Women haven’t rejected health. They’ve rejected being policed by it. What they’re pushing back against isn’t nutrition itself, but the constant sense that eating requires vigilance — that every meal needs justification, explanation or optimisation. Food has become something to manage rather than enjoy, even when it’s framed as self-care.
Cultural analysis of wellness trends has highlighted how this quiet surveillance can be as restrictive as traditional dieting. What’s replacing traditional diet culture isn’t chaos or indifference. It’s something quieter and more pragmatic. Women are choosing consistency over restriction. They’re eating regularly rather than perfectly. They’re prioritising energy, strength and mental clarity over aesthetic outcomes. They’re paying attention to how food makes them feel — not in a punitive way, but in a practical one.
There’s also a growing resistance to extremes.
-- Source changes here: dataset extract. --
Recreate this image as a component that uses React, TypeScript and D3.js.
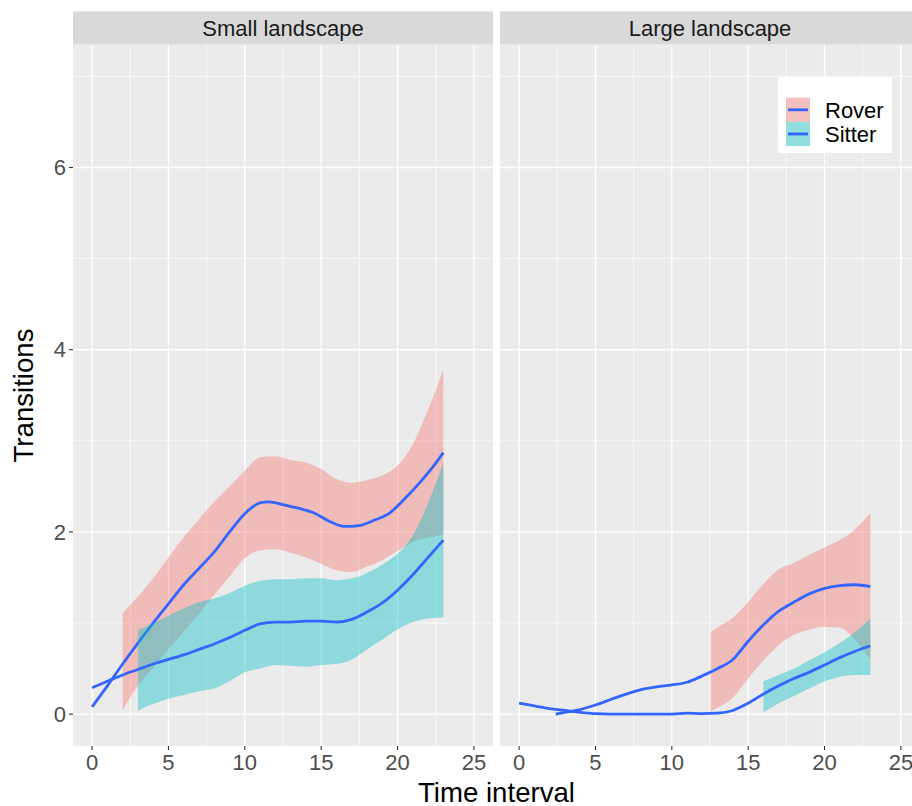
import * as d3 from "d3";
import React from "react";

// Small landscape
const smallRoverX = [0, 1, 2, 3, 4, 5, 6, 7, 8, 9, 10, 11, 11.6, 12.5, 13.5, 14.5, 15.5, 16.5, 17.5, 18.5, 19.5, 20.5, 21.5, 22.3, 23];
const smallRoverY = [0.08, 0.31, 0.55, 0.78, 1.0, 1.21, 1.42, 1.6, 1.78, 2.0, 2.2, 2.32, 2.33, 2.3, 2.26, 2.21, 2.12, 2.06, 2.07, 2.13, 2.21, 2.37, 2.55, 2.71, 2.87];
const smallRoverBandX = [2, 3, 4, 5, 6, 7, 8, 9, 10, 11, 12, 13, 14, 15, 16, 17, 18, 19, 20, 21, 22, 23];
const smallRoverHigh = [1.11, 1.29, 1.49, 1.72, 1.94, 2.14, 2.33, 2.5, 2.67, 2.82, 2.83, 2.79, 2.76, 2.69, 2.58, 2.54, 2.57, 2.62, 2.73, 2.96, 3.34, 3.78];
const smallRoverLow = [0.04, 0.31, 0.51, 0.71, 0.91, 1.1, 1.31, 1.51, 1.71, 1.8, 1.81, 1.77, 1.72, 1.65, 1.58, 1.56, 1.62, 1.69, 1.79, 1.89, 1.94, 1.97];

const smallSitterX = [0, 1, 2, 3, 4, 5, 6, 7, 8, 9, 10, 11, 12, 13, 14, 15, 16, 17, 18, 19, 20, 21, 22, 23];
const smallSitterY = [0.29, 0.36, 0.43, 0.49, 0.55, 0.6, 0.65, 0.71, 0.77, 0.84, 0.92, 0.99, 1.01, 1.01, 1.02, 1.02, 1.01, 1.04, 1.12, 1.22, 1.36, 1.53, 1.72, 1.91];
const smallSitterBandX = [3, 4, 5, 6, 7, 8, 9, 10, 11, 12, 13, 14, 15, 16, 17, 18, 19, 20, 21, 22, 23];
const smallSitterHigh = [0.92, 1.0, 1.08, 1.16, 1.23, 1.27, 1.33, 1.41, 1.46, 1.48, 1.48, 1.49, 1.49, 1.47, 1.49, 1.55, 1.64, 1.76, 1.96, 2.32, 2.76];
const smallSitterLow = [0.04, 0.11, 0.17, 0.21, 0.25, 0.28, 0.36, 0.46, 0.5, 0.54, 0.53, 0.52, 0.54, 0.55, 0.6, 0.71, 0.82, 0.93, 1.01, 1.05, 1.06];

// Large landscape
const largeRoverX = [2.4, 3, 4, 5, 6, 7, 8, 9, 10, 11, 12, 13, 14, 15, 16, 17, 18, 19, 20, 21, 22, 23];
const largeRoverY = [0, 0.02, 0.05, 0.1, 0.16, 0.22, 0.27, 0.3, 0.32, 0.35, 0.42, 0.5, 0.6, 0.8, 0.98, 1.13, 1.23, 1.32, 1.38, 1.41, 1.42, 1.4];
const largeRoverBandX = [12.55, 13, 14, 15, 16, 17, 18, 19, 20, 21, 22, 23];
const largeRoverHigh = [0.9, 0.95, 1.06, 1.23, 1.43, 1.59, 1.66, 1.75, 1.83, 1.91, 2.03, 2.21];
const largeRoverLow = [0.03, 0.07, 0.18, 0.39, 0.59, 0.76, 0.87, 0.93, 0.96, 0.95, 0.81, 0.6];

const largeSitterX = [0, 1, 2, 3, 4, 5, 6, 7, 8, 9, 10, 11, 12, 13, 14, 15, 16, 17, 18, 19, 20, 21, 22, 23];
const largeSitterY = [0.12, 0.09, 0.06, 0.04, 0.02, 0.005, 0, 0, 0, 0, 0, 0.01, 0.005, 0.01, 0.04, 0.12, 0.22, 0.31, 0.39, 0.46, 0.54, 0.62, 0.69, 0.75];
const largeSitterBandX = [16, 17, 18, 19, 20, 21, 22, 23];
const largeSitterHigh = [0.36, 0.43, 0.5, 0.59, 0.68, 0.78, 0.9, 1.05];
const largeSitterLow = [0.02, 0.12, 0.2, 0.28, 0.36, 0.41, 0.43, 0.43];

const xTicks = [0, 5, 10, 15, 20, 25];
const xMinor = [2.5, 7.5, 12.5, 17.5, 22.5];
const yTicks = [0, 2, 4, 6];
const yMinor = [1, 3, 5, 7];
const groups = ["Rover", "Sitter"];
const colors: Record<string, string> = { Rover: "#F8766D", Sitter: "#00BFC4" };
const lineColor = "#3366FF";

const panels = [
  {
    name: "Small landscape",
    x0: 73,
    series: [
      { group: "Rover", lx: smallRoverX, ly: smallRoverY, bx: smallRoverBandX, lo: smallRoverLow, hi: smallRoverHigh },
      { group: "Sitter", lx: smallSitterX, ly: smallSitterY, bx: smallSitterBandX, lo: smallSitterLow, hi: smallSitterHigh },
    ],
  },
  {
    name: "Large landscape",
    x0: 500,
    series: [
      { group: "Rover", lx: largeRoverX, ly: largeRoverY, bx: largeRoverBandX, lo: largeRoverLow, hi: largeRoverHigh },
      { group: "Sitter", lx: largeSitterX, ly: largeSitterY, bx: largeSitterBandX, lo: largeSitterLow, hi: largeSitterHigh },
    ],
  },
];

const W = 912, H = 806;
const panelW = 420;
const top = 44.5, bottom = 746, stripTop = 11.3;
const font = "'Liberation Sans', Arial, sans-serif";

const y = d3.scaleLinear().domain([-0.35, 7.35]).range([bottom, top]);

export default function App() {
  return (
    <div style={{ position: "absolute", left: 0, top: 0 }}>
      <svg width={W} height={H} style={{ display: "block", fontFamily: font }}>
        <rect width={W} height={H} fill="#fff" />
        {panels.map((p, pi) => {
          const x = d3.scaleLinear().domain([-1.25, 26.25]).range([p.x0, p.x0 + panelW]);
          return (
            <g key={p.name}>
              <rect x={p.x0} y={top} width={panelW} height={bottom - top} fill="#EBEBEB" />
              {yMinor.map(v => (
                <line key={"ym" + v} x1={p.x0} x2={p.x0 + panelW} y1={y(v)} y2={y(v)} stroke="#fff" strokeWidth={0.7} />
              ))}
              {xMinor.map(v => (
                <line key={"xm" + v} x1={x(v)} x2={x(v)} y1={top} y2={bottom} stroke="#fff" strokeWidth={0.7} />
              ))}
              {yTicks.map(v => (
                <line key={"yM" + v} x1={p.x0} x2={p.x0 + panelW} y1={y(v)} y2={y(v)} stroke="#fff" strokeWidth={1.4} />
              ))}
              {xTicks.map(v => (
                <line key={"xM" + v} x1={x(v)} x2={x(v)} y1={top} y2={bottom} stroke="#fff" strokeWidth={1.4} />
              ))}
              {p.series.map(s => {
                const band = d3
                  .area<number>()
                  .x((d, i) => x(s.bx[i]))
                  .y0((d, i) => y(s.lo[i]))
                  .y1((d, i) => y(s.hi[i]))
                  .curve(d3.curveMonotoneX);
                const ln = d3
                  .line<number>()
                  .x((d, i) => x(s.lx[i]))
                  .y(d => y(d))
                  .curve(d3.curveMonotoneX);
                return (
                  <g key={s.group}>
                    <path d={band(s.bx) || ""} fill={colors[s.group]} fillOpacity={0.4} />
                    <path d={ln(s.ly) || ""} fill="none" stroke={lineColor} strokeWidth={2.8} />
                  </g>
                );
              })}
              {/* strip */}
              <rect x={p.x0} y={stripTop} width={panelW} height={top - stripTop} fill="#D9D9D9" />
              <text x={p.x0 + panelW / 2} y={36} textAnchor="middle" fontSize={22} fill="#1A1A1A">
                {p.name}
              </text>
              {/* x axis */}
              {xTicks.map(v => (
                <g key={"xt" + v}>
                  <line x1={x(v)} x2={x(v)} y1={bottom} y2={bottom + 4} stroke="#333" strokeWidth={1.1} />
                  <text x={x(v)} y={770} textAnchor="middle" fontSize={22} fill="#4D4D4D">
                    {v}
                  </text>
                </g>
              ))}
              {pi === 0 &&
                yTicks.map(v => (
                  <g key={"yt" + v}>
                    <line x1={p.x0 - 4} x2={p.x0} y1={y(v)} y2={y(v)} stroke="#333" strokeWidth={1.1} />
                    <text x={p.x0 - 7} y={y(v) + 7.8} textAnchor="end" fontSize={22} fill="#4D4D4D">
                      {v}
                    </text>
                  </g>
                ))}
            </g>
          );
        })}
        {/* legend */}
        <g>
          <rect x={778} y={77} width={114} height={76} fill="#fff" />
          {groups.map((g, i) => {
            const ky = 97.7 + i * 24.2;
            return (
              <g key={g}>
                <rect x={786} y={ky} width={24} height={24.2} fill="#F2F2F2" />
                <rect x={786} y={ky} width={24} height={24.2} fill={colors[g]} fillOpacity={0.4} />
                <line x1={788} x2={808} y1={ky + 12.1} y2={ky + 12.1} stroke={lineColor} strokeWidth={2.8} />
                <text x={825} y={ky + 12.1 + 7.8} fontSize={22} fill="#000">
                  {g}
                </text>
              </g>
            );
          })}
        </g>
        {/* axis titles */}
        <text x={496.5} y={801.5} textAnchor="middle" fontSize={27.6} fill="#000">
          Time interval
        </text>
        <text transform={`translate(33,395.5) rotate(-90)`} textAnchor="middle" fontSize={27.6} fill="#000">
          Transitions
        </text>
      </svg>
    </div>
  );
}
Fasting, elimination diets and rigid protocols may trend, but they’re increasingly met with scepticism — particularly by women who’ve lived through cycles of restriction before. What promises control often delivers anxiety. What’s framed as discipline often feels suspiciously like deprivation. This fatigue with optimisation has been widely discussed in the context of modern wellness culture.
The rise of strength training has played a role here, too. As more women train for strength rather than weight loss, food becomes fuel rather than enemy. Eating enough matters. Recovery matters. Under-eating stops making sense when performance, energy and resilience are the goals. This shift — away from shrinking and toward sustaining — has been reflected in features exploring why women are increasingly training for capability rather than appearance.
Importantly, women are also questioning who nutrition advice is actually for. Much of what’s presented as universal guidance ignores hormonal cycles, stress, caregiving, work demands and economic reality. One-size-fits-all rules rarely fit anyone for long. The pushback isn’t anti-science — it’s anti-simplification.
What’s emerging instead is a more grounded relationship with food. It’s not about eating “clean” or “perfectly”, but about eating in a way that supports real life — including busy days, social meals, changing needs and imperfect weeks.
This doesn’t make for dramatic headlines. It doesn’t sell programmes or promise transformation by the end of the month. It’s slow, unglamorous and deeply unmarketable — which is precisely why it feels sustainable.
Diet culture thrived on urgency — on the idea that your body needed fixing, now. What’s replacing it moves at a different pace. It allows for fluctuation. It accepts that health isn’t linear, and that eating well doesn’t look the same every day, or for every woman.
The irony is that this quieter approach is often what nutrition science has supported all along: regular meals, adequate energy, balanced nourishment and flexibility over rigidity. Nothing revolutionary — just consistently ignored in favour of whatever sounds most compelling.
If there’s a shift happening, it’s this: women are no longer interested in eating in a way that makes them smaller, more controlled or more compliant. They’re interested in eating in a way that supports their lives — their work, their training, their mental health and their longevity.
Diet culture hasn’t vanished. But its grip is loosening. And what’s replacing it isn’t another set of rules — it’s perspective.